### Stated problem:
Using the material below, print a verbatim copy of every line from the one containing "Clone this chart in D3.js." through the one containing "const yTicks = [130, 135, 140, 145];", inclusive, and omit the pictures.
---------- Records
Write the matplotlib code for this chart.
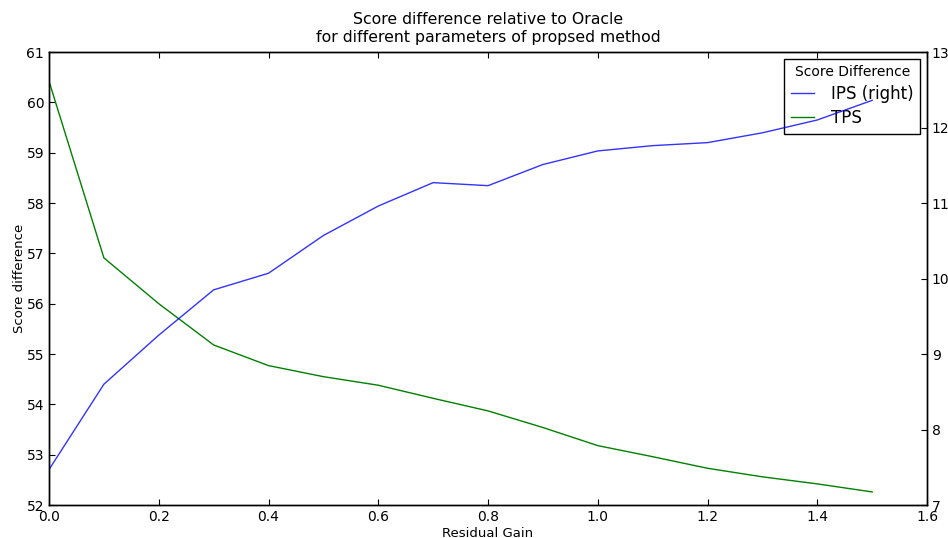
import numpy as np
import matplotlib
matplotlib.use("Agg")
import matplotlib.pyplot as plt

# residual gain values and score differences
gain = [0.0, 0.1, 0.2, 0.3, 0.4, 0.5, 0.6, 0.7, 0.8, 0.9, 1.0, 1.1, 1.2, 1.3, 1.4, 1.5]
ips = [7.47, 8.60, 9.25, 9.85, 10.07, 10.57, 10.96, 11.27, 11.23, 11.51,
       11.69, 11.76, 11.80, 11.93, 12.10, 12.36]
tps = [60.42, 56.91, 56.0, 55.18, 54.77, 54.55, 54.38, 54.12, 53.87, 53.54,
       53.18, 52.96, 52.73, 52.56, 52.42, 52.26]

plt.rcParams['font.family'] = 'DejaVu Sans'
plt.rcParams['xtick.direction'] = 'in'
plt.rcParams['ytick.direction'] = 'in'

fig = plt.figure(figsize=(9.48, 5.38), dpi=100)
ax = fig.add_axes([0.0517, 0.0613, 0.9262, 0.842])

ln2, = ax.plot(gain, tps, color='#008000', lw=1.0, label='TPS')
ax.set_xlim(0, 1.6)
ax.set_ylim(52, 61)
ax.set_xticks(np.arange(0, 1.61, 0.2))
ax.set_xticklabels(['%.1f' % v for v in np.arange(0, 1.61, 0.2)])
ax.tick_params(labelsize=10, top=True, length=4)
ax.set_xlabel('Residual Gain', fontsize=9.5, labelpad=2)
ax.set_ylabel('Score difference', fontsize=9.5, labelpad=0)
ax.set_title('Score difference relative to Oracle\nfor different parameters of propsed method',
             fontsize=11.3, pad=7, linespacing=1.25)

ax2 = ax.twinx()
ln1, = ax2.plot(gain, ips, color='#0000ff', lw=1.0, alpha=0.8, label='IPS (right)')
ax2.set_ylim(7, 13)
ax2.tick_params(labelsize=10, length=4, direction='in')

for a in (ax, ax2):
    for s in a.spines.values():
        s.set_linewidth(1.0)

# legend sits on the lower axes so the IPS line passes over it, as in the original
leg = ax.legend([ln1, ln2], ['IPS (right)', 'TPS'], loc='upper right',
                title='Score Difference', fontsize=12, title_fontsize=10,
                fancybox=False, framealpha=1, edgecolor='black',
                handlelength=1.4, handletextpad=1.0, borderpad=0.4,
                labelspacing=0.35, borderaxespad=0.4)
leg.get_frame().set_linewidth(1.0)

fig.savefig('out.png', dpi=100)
--------------------
---------- Records
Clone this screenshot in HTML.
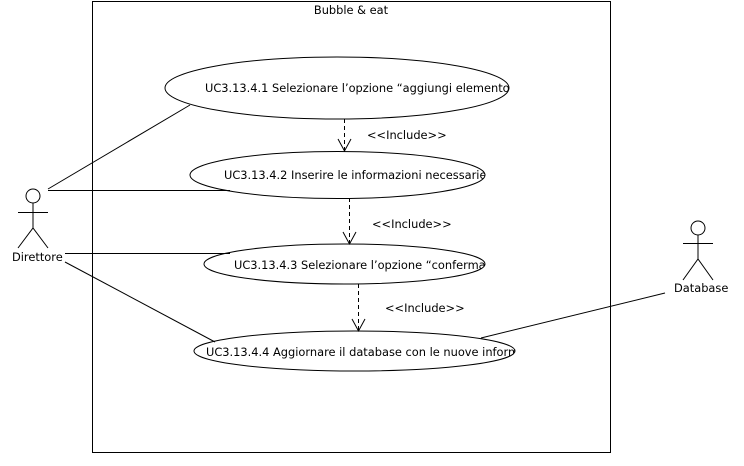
--------------------
---------- Records
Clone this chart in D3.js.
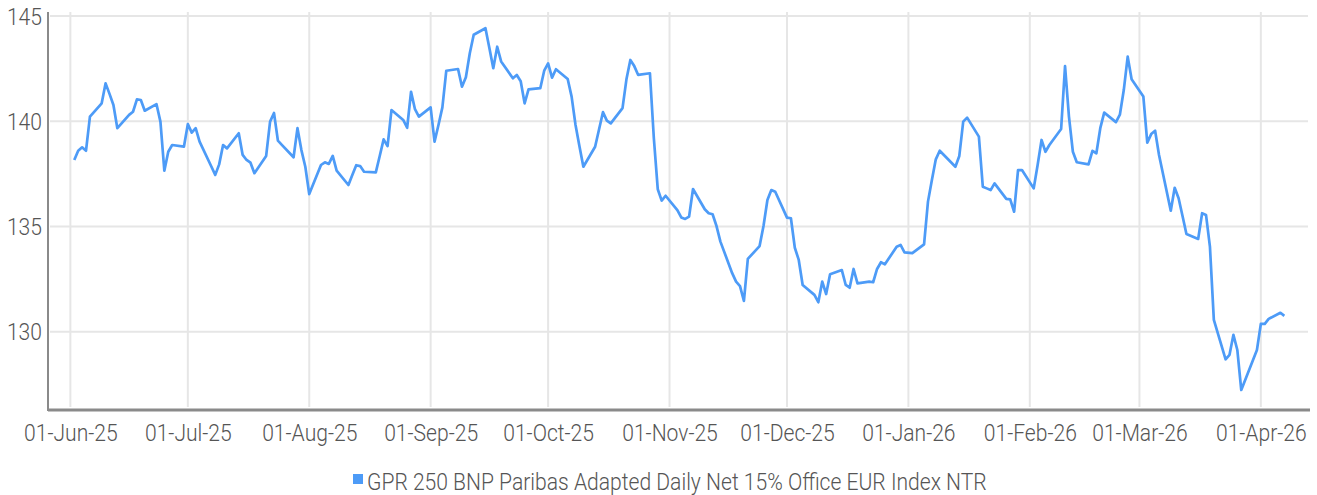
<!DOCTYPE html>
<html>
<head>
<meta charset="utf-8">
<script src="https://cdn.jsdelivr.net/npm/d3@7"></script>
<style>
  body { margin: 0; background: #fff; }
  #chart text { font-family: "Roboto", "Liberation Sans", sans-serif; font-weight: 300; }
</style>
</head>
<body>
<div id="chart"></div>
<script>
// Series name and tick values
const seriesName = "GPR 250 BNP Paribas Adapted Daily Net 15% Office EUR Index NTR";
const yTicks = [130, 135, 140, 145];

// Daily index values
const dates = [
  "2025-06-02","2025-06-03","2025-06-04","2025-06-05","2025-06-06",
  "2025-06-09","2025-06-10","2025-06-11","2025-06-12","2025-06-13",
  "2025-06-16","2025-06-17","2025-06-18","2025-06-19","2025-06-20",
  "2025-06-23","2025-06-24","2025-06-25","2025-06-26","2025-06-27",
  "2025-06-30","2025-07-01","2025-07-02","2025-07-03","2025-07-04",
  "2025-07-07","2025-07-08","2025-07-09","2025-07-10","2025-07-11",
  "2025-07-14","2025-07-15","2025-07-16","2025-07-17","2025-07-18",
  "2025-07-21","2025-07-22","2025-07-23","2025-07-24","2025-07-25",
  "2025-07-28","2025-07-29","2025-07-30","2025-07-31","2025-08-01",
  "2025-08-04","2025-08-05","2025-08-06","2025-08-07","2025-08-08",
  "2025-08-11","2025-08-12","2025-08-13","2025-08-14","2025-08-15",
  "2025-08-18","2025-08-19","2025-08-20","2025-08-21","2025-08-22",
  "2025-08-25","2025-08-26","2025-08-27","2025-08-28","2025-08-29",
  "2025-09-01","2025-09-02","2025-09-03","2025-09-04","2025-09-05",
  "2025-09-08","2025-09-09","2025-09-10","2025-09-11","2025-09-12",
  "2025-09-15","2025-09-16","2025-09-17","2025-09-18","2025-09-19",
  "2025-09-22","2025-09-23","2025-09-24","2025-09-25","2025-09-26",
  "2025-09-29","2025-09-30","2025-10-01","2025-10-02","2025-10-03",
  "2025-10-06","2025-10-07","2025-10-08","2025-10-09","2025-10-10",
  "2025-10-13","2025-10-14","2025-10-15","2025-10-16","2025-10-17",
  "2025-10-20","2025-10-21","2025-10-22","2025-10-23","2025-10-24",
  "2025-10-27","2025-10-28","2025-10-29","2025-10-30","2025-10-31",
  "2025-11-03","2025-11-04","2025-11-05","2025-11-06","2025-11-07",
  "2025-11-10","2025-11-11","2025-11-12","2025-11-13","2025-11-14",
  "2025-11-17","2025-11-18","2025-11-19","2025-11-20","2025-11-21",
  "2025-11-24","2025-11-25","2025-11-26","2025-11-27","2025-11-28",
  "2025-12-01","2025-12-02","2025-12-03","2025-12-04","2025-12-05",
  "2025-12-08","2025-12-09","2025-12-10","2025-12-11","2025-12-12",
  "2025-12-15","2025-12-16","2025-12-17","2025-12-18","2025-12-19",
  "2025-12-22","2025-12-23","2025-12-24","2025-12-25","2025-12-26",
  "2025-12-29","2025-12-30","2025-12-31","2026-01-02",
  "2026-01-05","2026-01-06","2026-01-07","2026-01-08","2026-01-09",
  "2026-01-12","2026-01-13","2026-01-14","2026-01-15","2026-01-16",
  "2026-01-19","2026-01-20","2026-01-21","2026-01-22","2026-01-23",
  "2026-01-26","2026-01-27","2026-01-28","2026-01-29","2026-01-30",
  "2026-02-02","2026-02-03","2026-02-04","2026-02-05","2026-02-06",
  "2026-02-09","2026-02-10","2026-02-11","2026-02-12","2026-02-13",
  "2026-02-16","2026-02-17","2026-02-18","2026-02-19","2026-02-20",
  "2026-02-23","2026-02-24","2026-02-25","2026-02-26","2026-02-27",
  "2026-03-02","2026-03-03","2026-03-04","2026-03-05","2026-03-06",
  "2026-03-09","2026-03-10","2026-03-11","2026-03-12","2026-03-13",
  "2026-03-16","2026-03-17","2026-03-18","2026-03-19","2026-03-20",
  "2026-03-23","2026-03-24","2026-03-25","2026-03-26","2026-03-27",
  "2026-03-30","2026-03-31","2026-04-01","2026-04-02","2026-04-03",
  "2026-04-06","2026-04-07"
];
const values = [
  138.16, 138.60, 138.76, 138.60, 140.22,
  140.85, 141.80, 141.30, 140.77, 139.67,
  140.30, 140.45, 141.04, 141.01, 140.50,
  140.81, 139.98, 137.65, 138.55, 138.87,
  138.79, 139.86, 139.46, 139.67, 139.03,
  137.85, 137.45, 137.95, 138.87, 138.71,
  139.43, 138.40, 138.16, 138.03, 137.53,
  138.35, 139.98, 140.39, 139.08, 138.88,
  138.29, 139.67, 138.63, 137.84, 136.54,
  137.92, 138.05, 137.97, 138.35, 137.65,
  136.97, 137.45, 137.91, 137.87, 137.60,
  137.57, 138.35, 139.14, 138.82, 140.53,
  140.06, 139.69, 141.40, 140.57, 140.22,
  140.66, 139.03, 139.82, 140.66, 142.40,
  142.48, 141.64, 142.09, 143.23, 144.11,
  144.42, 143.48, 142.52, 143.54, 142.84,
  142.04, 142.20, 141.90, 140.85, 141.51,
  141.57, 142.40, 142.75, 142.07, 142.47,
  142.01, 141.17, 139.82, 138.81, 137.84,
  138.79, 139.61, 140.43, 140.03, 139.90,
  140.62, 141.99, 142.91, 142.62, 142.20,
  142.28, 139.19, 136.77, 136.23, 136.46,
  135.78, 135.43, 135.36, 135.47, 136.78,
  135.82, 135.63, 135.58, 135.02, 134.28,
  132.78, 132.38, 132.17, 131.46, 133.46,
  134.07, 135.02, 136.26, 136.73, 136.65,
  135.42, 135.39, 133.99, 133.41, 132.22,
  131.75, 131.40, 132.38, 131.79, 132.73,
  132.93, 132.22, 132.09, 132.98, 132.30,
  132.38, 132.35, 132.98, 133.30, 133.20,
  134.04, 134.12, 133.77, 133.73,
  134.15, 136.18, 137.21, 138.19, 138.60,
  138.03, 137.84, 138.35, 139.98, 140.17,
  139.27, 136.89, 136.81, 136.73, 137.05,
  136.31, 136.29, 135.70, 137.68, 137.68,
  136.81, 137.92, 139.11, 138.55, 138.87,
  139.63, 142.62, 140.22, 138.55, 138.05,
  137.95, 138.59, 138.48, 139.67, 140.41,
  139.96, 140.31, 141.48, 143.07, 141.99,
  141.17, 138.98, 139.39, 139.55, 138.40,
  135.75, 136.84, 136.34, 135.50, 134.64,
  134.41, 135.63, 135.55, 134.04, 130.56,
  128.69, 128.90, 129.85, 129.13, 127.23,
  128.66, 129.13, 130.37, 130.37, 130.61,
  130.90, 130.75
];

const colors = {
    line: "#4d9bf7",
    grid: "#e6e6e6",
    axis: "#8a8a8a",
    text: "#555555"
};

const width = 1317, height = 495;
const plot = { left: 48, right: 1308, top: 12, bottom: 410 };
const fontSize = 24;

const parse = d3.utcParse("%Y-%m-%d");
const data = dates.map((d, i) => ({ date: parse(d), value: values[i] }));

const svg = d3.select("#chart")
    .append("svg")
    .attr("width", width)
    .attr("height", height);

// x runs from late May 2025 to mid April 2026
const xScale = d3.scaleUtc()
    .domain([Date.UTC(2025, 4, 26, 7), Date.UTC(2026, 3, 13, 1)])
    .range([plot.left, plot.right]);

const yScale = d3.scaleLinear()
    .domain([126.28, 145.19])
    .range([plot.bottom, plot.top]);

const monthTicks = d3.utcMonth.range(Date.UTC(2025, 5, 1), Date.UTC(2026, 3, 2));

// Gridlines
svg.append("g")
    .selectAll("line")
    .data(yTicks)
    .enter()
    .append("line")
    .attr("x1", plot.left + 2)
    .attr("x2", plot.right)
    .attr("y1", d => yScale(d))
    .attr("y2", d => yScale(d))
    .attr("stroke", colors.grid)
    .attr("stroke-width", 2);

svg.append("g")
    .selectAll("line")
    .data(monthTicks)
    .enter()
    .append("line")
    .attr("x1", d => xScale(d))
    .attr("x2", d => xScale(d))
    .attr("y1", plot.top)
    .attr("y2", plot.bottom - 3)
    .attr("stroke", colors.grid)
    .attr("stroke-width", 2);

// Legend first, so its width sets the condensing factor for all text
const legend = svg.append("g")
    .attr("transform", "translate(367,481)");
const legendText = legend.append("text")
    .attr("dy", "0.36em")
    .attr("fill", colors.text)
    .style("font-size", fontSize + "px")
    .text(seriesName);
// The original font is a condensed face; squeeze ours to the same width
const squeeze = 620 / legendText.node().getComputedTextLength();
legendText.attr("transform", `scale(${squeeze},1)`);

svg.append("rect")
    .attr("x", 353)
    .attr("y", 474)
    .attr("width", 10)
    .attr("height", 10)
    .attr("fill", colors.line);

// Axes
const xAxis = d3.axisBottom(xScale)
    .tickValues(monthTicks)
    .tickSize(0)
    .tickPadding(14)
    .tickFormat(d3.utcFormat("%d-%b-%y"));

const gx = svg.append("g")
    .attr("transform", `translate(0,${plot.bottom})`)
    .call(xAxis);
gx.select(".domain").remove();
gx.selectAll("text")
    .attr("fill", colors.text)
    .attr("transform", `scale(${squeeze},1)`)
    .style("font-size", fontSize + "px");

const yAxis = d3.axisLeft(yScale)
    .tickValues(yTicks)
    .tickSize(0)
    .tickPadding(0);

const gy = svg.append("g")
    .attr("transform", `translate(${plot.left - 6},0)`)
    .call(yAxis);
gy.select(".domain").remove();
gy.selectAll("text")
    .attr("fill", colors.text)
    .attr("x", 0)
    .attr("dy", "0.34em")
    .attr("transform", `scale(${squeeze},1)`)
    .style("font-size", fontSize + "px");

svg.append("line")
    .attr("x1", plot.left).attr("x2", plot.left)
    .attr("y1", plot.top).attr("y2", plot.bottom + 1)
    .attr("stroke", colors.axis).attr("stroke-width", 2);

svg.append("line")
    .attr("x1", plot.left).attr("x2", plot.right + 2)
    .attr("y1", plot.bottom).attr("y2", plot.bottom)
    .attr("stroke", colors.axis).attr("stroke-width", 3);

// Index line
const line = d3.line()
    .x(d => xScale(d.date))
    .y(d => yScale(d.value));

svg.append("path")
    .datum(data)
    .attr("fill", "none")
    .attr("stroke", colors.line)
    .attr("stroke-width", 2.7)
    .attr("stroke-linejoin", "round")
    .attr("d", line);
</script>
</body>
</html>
--------------------
### Final result:
Clone this chart in D3.js.
<!DOCTYPE html>
<html>
<head>
<meta charset="utf-8">
<script src="https://cdn.jsdelivr.net/npm/d3@7"></script>
<style>
  body { margin: 0; background: #fff; }
  #chart text { font-family: "Roboto", "Liberation Sans", sans-serif; font-weight: 300; }
</style>
</head>
<body>
<div id="chart"></div>
<script>
// Series name and tick values
const seriesName = "GPR 250 BNP Paribas Adapted Daily Net 15% Office EUR Index NTR";
const yTicks = [130, 135, 140, 145];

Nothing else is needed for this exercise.